Need suggestions for stuff to do in the evenings. The good ol standby, going to see a movie, is all well and good but is expensive. I have been spending less than 5 euros a day on food, so I have a hard time shelling out 7 euros a night for a film. I have no TV, no DVD player. I like hanging out in cafes and bars with friends but I don’t like sitting there alone, waiting for people to talk to me, small talking people I don’t (either on their initiative or mine). I don’t like getting to know people and I find first dates awkward. I like already knowing people. Discoing by myself, particularly as someone who doesn’t drink much, has only limited appeal. So what should I do?

My typical daily diet:
- Breakfast: roll with Harzerkaese (a particular type of cheese) or muesli with coffee, depending on how much of this I have to buy separately
- Snack: apple
- Lunch: another roll, some pickles, some apples or tomatoes, perhaps a salad
- Snack: cappuccino or gelato
- Dinner: another roll, some more harzerkaese, perhaps some tomato juice.
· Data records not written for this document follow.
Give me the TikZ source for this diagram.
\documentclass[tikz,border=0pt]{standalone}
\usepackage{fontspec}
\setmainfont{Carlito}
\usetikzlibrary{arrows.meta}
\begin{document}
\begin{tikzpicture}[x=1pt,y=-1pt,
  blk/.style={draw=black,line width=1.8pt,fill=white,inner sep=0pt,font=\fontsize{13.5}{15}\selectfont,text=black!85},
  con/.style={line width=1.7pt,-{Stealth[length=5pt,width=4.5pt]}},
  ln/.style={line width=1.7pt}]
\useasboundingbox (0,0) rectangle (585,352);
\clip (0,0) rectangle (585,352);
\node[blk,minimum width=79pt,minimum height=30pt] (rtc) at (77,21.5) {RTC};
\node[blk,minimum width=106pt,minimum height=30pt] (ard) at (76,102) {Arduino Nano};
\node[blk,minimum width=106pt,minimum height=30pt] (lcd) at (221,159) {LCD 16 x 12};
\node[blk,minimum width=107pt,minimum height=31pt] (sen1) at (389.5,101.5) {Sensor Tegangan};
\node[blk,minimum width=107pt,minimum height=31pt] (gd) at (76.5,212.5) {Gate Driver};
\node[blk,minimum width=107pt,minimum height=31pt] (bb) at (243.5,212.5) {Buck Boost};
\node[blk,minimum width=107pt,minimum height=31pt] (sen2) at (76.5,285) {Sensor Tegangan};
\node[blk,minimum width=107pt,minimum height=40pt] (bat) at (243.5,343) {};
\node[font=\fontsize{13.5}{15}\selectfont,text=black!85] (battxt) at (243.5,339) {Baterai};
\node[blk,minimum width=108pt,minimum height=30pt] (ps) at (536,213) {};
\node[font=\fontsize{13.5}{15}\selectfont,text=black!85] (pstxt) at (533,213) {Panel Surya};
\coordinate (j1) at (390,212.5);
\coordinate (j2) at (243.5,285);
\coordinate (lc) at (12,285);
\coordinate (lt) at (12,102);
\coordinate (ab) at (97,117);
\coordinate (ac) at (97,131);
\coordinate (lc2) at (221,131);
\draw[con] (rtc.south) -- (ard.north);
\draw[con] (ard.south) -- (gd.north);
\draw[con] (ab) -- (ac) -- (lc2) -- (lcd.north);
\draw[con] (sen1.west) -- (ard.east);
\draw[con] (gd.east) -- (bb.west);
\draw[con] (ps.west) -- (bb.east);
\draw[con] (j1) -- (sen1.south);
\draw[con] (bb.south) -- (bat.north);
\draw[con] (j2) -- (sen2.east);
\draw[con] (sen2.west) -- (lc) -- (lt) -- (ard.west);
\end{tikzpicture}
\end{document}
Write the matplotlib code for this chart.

You may have noticed it consists primarily out of rolls, Harzerkaese, and apples. Every day for about a week now…

Back post...

''Living'', written on 3 September, as I was sick and locked in my cubicle of a bedroom in Mainz on my first weekend...

I find it interesting to consider my progression over the last several years. I remember a time when I thought I would never want to move away from home; I didn’t want to go off to college, and thought I would go to community college, live with my parents, ride my horse, and life would continue much as it had. This phase was succeeded by one where I would have given anything—including body parts and first born child—for the chance to go to Europe. I wasn’t allowed to be an exchange student; I was too young and the programs were expensive. I am not sure which of the two was more important, but in any case, I didn’t go, and I don’t criticize my parents for their decision. I probably could have handled being on my own at that age, but, as my mother said, it wasn’t a limited time offer, and I lost nothing in waiting a few more years, and gained perhaps quite a bit more.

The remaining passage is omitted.